Task:
Repeat, exactly and in full, the lines of the listing below, but without any pictures.

Input data:

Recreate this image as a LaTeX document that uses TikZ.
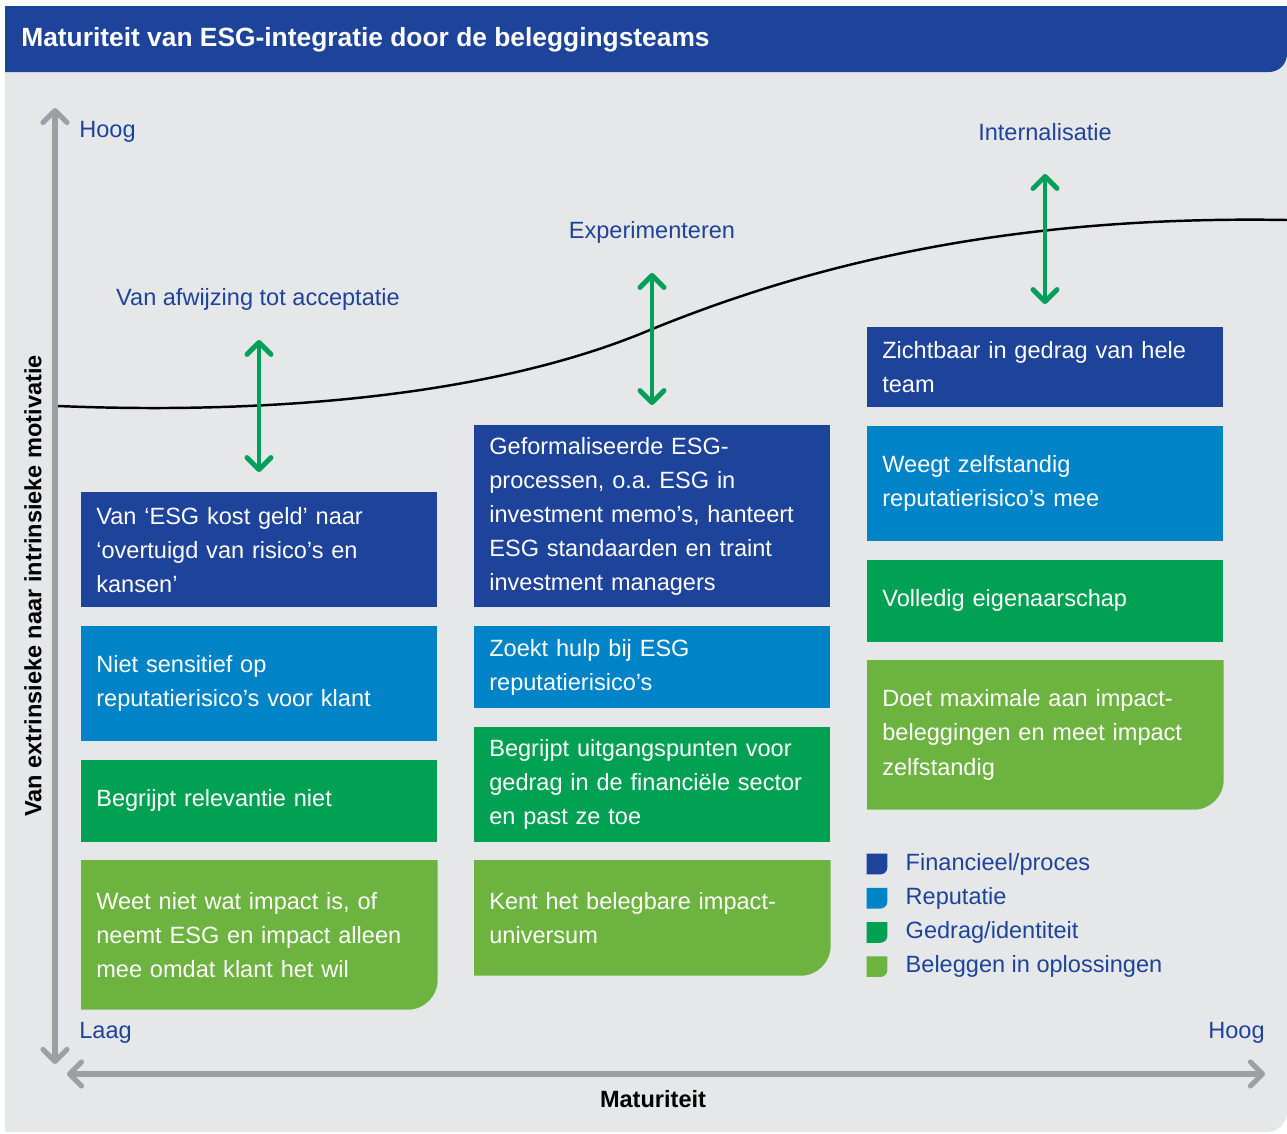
\documentclass[tikz,border=0pt]{standalone}
\usepackage{fontspec}
\setmainfont{Liberation Sans}
\usetikzlibrary{arrows.meta,positioning,backgrounds}

\definecolor{esgdark}{RGB}{29,67,155}
\definecolor{esgblue}{RGB}{0,132,199}
\definecolor{esggreen}{RGB}{0,161,82}
\definecolor{esglight}{RGB}{109,179,63}
\definecolor{esgarrow}{RGB}{0,160,90}
\definecolor{panelgray}{RGB}{230,231,232}
\definecolor{axisgray}{RGB}{157,159,162}

\newcommand{\cornerfill}[3]{%
  \fill[#2] (#1.north west) rectangle ([xshift=-#3]#1.south east)
            (#1.north west) rectangle ([yshift=#3]#1.south east)
            [rounded corners=#3] (#1.north west) rectangle (#1.south east);}

\frenchspacing
\begin{document}
\begin{tikzpicture}[
  x=0.02cm, y=-0.02cm,
  font=\fontsize{13.4}{19.4}\selectfont,
  box/.style={text=white, align=left, text width=6.52cm, inner xsep=0.3cm, inner ysep=0pt, minimum width=7.12cm, minimum height=#1},
  box/.default=2.3cm,
  label/.style={text=esgdark, inner sep=0pt},
  bold/.style={font=\fontsize{13.4}{16}\selectfont\bfseries, inner sep=0pt},
  axis/.style={draw=axisgray, line width=2.9pt, >={Straight Barb[round, length=2.4mm, width=4.8mm]}, <->},
  swing/.style={draw=esgarrow, line width=2.8pt, >={Straight Barb[round, length=2.4mm, width=4.8mm]}, <->},
  legsq/.style={minimum size=0.4cm, inner sep=0pt},
  legtext/.style={text=esgdark, inner sep=0pt}
]
  \useasboundingbox (0,0) rectangle (1287,1133);
  \begin{scope}[on background layer]
    \fill[panelgray] (5,40) rectangle (1267,1132) (5,40) rectangle (1287,1112)
      [rounded corners=0.4cm] (5,40) rectangle (1287,1132);
    \fill[esgdark] (5,6) rectangle (1269,72) (5,6) rectangle (1287,54)
      [rounded corners=0.36cm] (5,6) rectangle (1287,72);
  \end{scope}
  \node[anchor=west, text=white, inner sep=0pt, font=\fontsize{15}{18}\selectfont\bfseries] (title) at (21,40) {Maturiteit van ESG-integratie door de beleggingsteams};

  % assen
  \coordinate (ytop) at (55,108);
  \coordinate (ybot) at (55,1064);
  \coordinate (xleft) at (67,1074);
  \coordinate (xright) at (1265,1074);
  \draw[axis] (ytop) -- (ybot);
  \draw[axis] (xleft) -- (xright);
  \node[label, anchor=west] (hoogy) at (79,132) {Hoog};
  \node[label, anchor=west] (laag) at (79,1033) {Laag};
  \node[label, anchor=east] (hoogx) at (1265,1033) {Hoog};
  \node[bold] (xlabel) at (653,1099) {Maturiteit};
  \node[bold, rotate=90] (ylabel) at (33,586) {Van extrinsieke naar intrinsieke motivatie};

  \draw[line width=1.4pt] (58,406) .. controls (250,414) and (480,400) .. (645,332)
    .. controls (800,268) and (1000,215) .. (1287,220);

  \node[label] (stage1) at (258,299) {Van afwijzing tot acceptatie};
  \node[label] (stage2) at (652,232) {Experimenteren};
  \node[label] (stage3) at (1045,132) {Internalisatie};
  \coordinate (sw1t) at (259,340);
  \coordinate (sw1b) at (259,472);
  \coordinate (sw2t) at (652,273);
  \coordinate (sw2b) at (652,405);
  \coordinate (sw3t) at (1045,174);
  \coordinate (sw3b) at (1045,304);
  \draw[swing] (sw1t) -- (sw1b);
  \draw[swing] (sw2t) -- (sw2b);
  \draw[swing] (sw3t) -- (sw3b);

  \node[box, fill=esgdark, anchor=north west] (fin1) at (81,492) {Van ‘ESG kost geld’ naar\\‘overtuigd van risico’s en\\kansen’};
  \node[box, fill=esgblue, below=0.36cm of fin1] (rep1) {Niet sensitief op\\reputatierisico’s voor klant};
  \node[box=1.64cm, fill=esggreen, below=0.36cm of rep1] (ged1) {Begrijpt relevantie niet};
  \node[box=2.98cm, below=0.36cm of ged1] (bel1) {Weet niet wat impact is, of\\neemt ESG en impact alleen\\mee omdat klant het wil};

  \node[box=3.64cm, fill=esgdark, anchor=north west] (fin2) at (474,425) {Geformaliseerde ESG-\\processen, o.a. ESG in\\investment memo’s, hanteert\\ESG standaarden en traint\\investment managers};
  \node[box=1.64cm, fill=esgblue, below=0.36cm of fin2] (rep2) {Zoekt hulp bij ESG\\reputatierisico’s};
  \node[box, fill=esggreen, below=0.36cm of rep2] (ged2) {Begrijpt uitgangspunten voor\\gedrag in de financiële sector\\en past ze toe};
  \node[box, below=0.36cm of ged2] (bel2) {Kent het belegbare impact-\\universum};

  \node[box=1.6cm, fill=esgdark, anchor=north west] (fin3) at (867,327) {Zichtbaar in gedrag van hele\\team};
  \node[box, fill=esgblue, below=0.36cm of fin3] (rep3) {Weegt zelfstandig\\reputatierisico’s mee};
  \node[box=1.64cm, fill=esggreen, below=0.36cm of rep3] (ged3) {Volledig eigenaarschap};
  \node[box=2.98cm, below=0.36cm of ged3] (bel3) {Doet maximale aan impact-\\beleggingen en meet impact\\zelfstandig};

  % legenda
  \node[legsq] (sq1) at (877,864) {};
  \node[legsq, below=0.27cm of sq1] (sq2) {};
  \node[legsq, below=0.27cm of sq2] (sq3) {};
  \node[legsq, below=0.27cm of sq3] (sq4) {};
  \node[legtext, right=0.36cm of sq1] (leg1) {Financieel/proces};
  \node[legtext, right=0.36cm of sq2] (leg2) {Reputatie};
  \node[legtext, right=0.36cm of sq3] (leg3) {Gedrag/identiteit};
  \node[legtext, right=0.36cm of sq4] (leg4) {Beleggen in oplossingen};

  \begin{scope}[on background layer]
    \cornerfill{bel1}{esglight}{0.6cm}
    \cornerfill{bel2}{esglight}{0.6cm}
    \cornerfill{bel3}{esglight}{0.6cm}
    \cornerfill{sq1}{esgdark}{0.14cm}
    \cornerfill{sq2}{esgblue}{0.14cm}
    \cornerfill{sq3}{esggreen}{0.14cm}
    \cornerfill{sq4}{esglight}{0.14cm}
  \end{scope}
\end{tikzpicture}
\end{document}
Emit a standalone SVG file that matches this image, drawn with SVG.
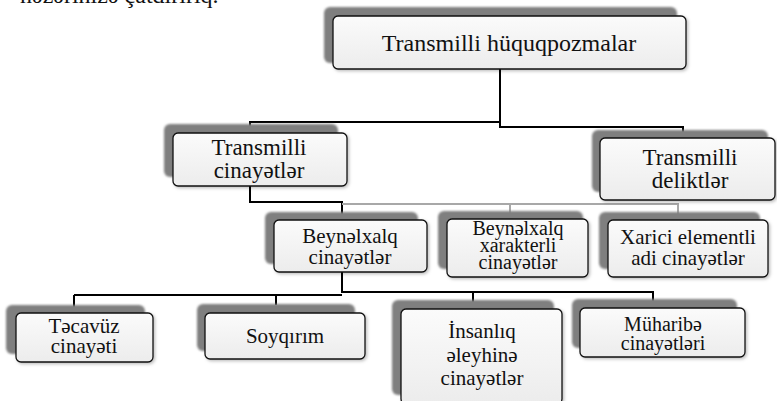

Result of the exercise:
Recreate this image as a LaTeX document that uses TikZ.
\documentclass[tikz,border=0pt]{standalone}
\usepackage{fontspec}
\setmainfont{Liberation Sans}
\usetikzlibrary{arrows.meta,positioning,backgrounds}

\definecolor{esgdark}{RGB}{29,67,155}
\definecolor{esgblue}{RGB}{0,132,199}
\definecolor{esggreen}{RGB}{0,161,82}
\definecolor{esglight}{RGB}{109,179,63}
\definecolor{esgarrow}{RGB}{0,160,90}
\definecolor{panelgray}{RGB}{230,231,232}
\definecolor{axisgray}{RGB}{157,159,162}

\newcommand{\cornerfill}[3]{%
  \fill[#2] (#1.north west) rectangle ([xshift=-#3]#1.south east)
            (#1.north west) rectangle ([yshift=#3]#1.south east)
            [rounded corners=#3] (#1.north west) rectangle (#1.south east);}

\frenchspacing
\begin{document}
\begin{tikzpicture}[
  x=0.02cm, y=-0.02cm,
  font=\fontsize{13.4}{19.4}\selectfont,
  box/.style={text=white, align=left, text width=6.52cm, inner xsep=0.3cm, inner ysep=0pt, minimum width=7.12cm, minimum height=#1},
  box/.default=2.3cm,
  label/.style={text=esgdark, inner sep=0pt},
  bold/.style={font=\fontsize{13.4}{16}\selectfont\bfseries, inner sep=0pt},
  axis/.style={draw=axisgray, line width=2.9pt, >={Straight Barb[round, length=2.4mm, width=4.8mm]}, <->},
  swing/.style={draw=esgarrow, line width=2.8pt, >={Straight Barb[round, length=2.4mm, width=4.8mm]}, <->},
  legsq/.style={minimum size=0.4cm, inner sep=0pt},
  legtext/.style={text=esgdark, inner sep=0pt}
]
  \useasboundingbox (0,0) rectangle (1287,1133);
  \begin{scope}[on background layer]
    \fill[panelgray] (5,40) rectangle (1267,1132) (5,40) rectangle (1287,1112)
      [rounded corners=0.4cm] (5,40) rectangle (1287,1132);
    \fill[esgdark] (5,6) rectangle (1269,72) (5,6) rectangle (1287,54)
      [rounded corners=0.36cm] (5,6) rectangle (1287,72);
  \end{scope}
  \node[anchor=west, text=white, inner sep=0pt, font=\fontsize{15}{18}\selectfont\bfseries] (title) at (21,40) {Maturiteit van ESG-integratie door de beleggingsteams};

  % assen
  \coordinate (ytop) at (55,108);
  \coordinate (ybot) at (55,1064);
  \coordinate (xleft) at (67,1074);
  \coordinate (xright) at (1265,1074);
  \draw[axis] (ytop) -- (ybot);
  \draw[axis] (xleft) -- (xright);
  \node[label, anchor=west] (hoogy) at (79,132) {Hoog};
  \node[label, anchor=west] (laag) at (79,1033) {Laag};
  \node[label, anchor=east] (hoogx) at (1265,1033) {Hoog};
  \node[bold] (xlabel) at (653,1099) {Maturiteit};
  \node[bold, rotate=90] (ylabel) at (33,586) {Van extrinsieke naar intrinsieke motivatie};

  \draw[line width=1.4pt] (58,406) .. controls (250,414) and (480,400) .. (645,332)
    .. controls (800,268) and (1000,215) .. (1287,220);

  \node[label] (stage1) at (258,299) {Van afwijzing tot acceptatie};
  \node[label] (stage2) at (652,232) {Experimenteren};
  \node[label] (stage3) at (1045,132) {Internalisatie};
  \coordinate (sw1t) at (259,340);
  \coordinate (sw1b) at (259,472);
  \coordinate (sw2t) at (652,273);
  \coordinate (sw2b) at (652,405);
  \coordinate (sw3t) at (1045,174);
  \coordinate (sw3b) at (1045,304);
  \draw[swing] (sw1t) -- (sw1b);
  \draw[swing] (sw2t) -- (sw2b);
  \draw[swing] (sw3t) -- (sw3b);

  \node[box, fill=esgdark, anchor=north west] (fin1) at (81,492) {Van ‘ESG kost geld’ naar\\‘overtuigd van risico’s en\\kansen’};
  \node[box, fill=esgblue, below=0.36cm of fin1] (rep1) {Niet sensitief op\\reputatierisico’s voor klant};
  \node[box=1.64cm, fill=esggreen, below=0.36cm of rep1] (ged1) {Begrijpt relevantie niet};
  \node[box=2.98cm, below=0.36cm of ged1] (bel1) {Weet niet wat impact is, of\\neemt ESG en impact alleen\\mee omdat klant het wil};

  \node[box=3.64cm, fill=esgdark, anchor=north west] (fin2) at (474,425) {Geformaliseerde ESG-\\processen, o.a. ESG in\\investment memo’s, hanteert\\ESG standaarden en traint\\investment managers};
  \node[box=1.64cm, fill=esgblue, below=0.36cm of fin2] (rep2) {Zoekt hulp bij ESG\\reputatierisico’s};
  \node[box, fill=esggreen, below=0.36cm of rep2] (ged2) {Begrijpt uitgangspunten voor\\gedrag in de financiële sector\\en past ze toe};
  \node[box, below=0.36cm of ged2] (bel2) {Kent het belegbare impact-\\universum};

  \node[box=1.6cm, fill=esgdark, anchor=north west] (fin3) at (867,327) {Zichtbaar in gedrag van hele\\team};
  \node[box, fill=esgblue, below=0.36cm of fin3] (rep3) {Weegt zelfstandig\\reputatierisico’s mee};
  \node[box=1.64cm, fill=esggreen, below=0.36cm of rep3] (ged3) {Volledig eigenaarschap};
  \node[box=2.98cm, below=0.36cm of ged3] (bel3) {Doet maximale aan impact-\\beleggingen en meet impact\\zelfstandig};

  % legenda
  \node[legsq] (sq1) at (877,864) {};
  \node[legsq, below=0.27cm of sq1] (sq2) {};
  \node[legsq, below=0.27cm of sq2] (sq3) {};
  \node[legsq, below=0.27cm of sq3] (sq4) {};
  \node[legtext, right=0.36cm of sq1] (leg1) {Financieel/proces};
  \node[legtext, right=0.36cm of sq2] (leg2) {Reputatie};
  \node[legtext, right=0.36cm of sq3] (leg3) {Gedrag/identiteit};
  \node[legtext, right=0.36cm of sq4] (leg4) {Beleggen in oplossingen};

  \begin{scope}[on background layer]
    \cornerfill{bel1}{esglight}{0.6cm}
    \cornerfill{bel2}{esglight}{0.6cm}
    \cornerfill{bel3}{esglight}{0.6cm}
    \cornerfill{sq1}{esgdark}{0.14cm}
    \cornerfill{sq2}{esgblue}{0.14cm}
    \cornerfill{sq3}{esggreen}{0.14cm}
    \cornerfill{sq4}{esglight}{0.14cm}
  \end{scope}
\end{tikzpicture}
\end{document}
Emit a standalone SVG file that matches this image, drawn with SVG.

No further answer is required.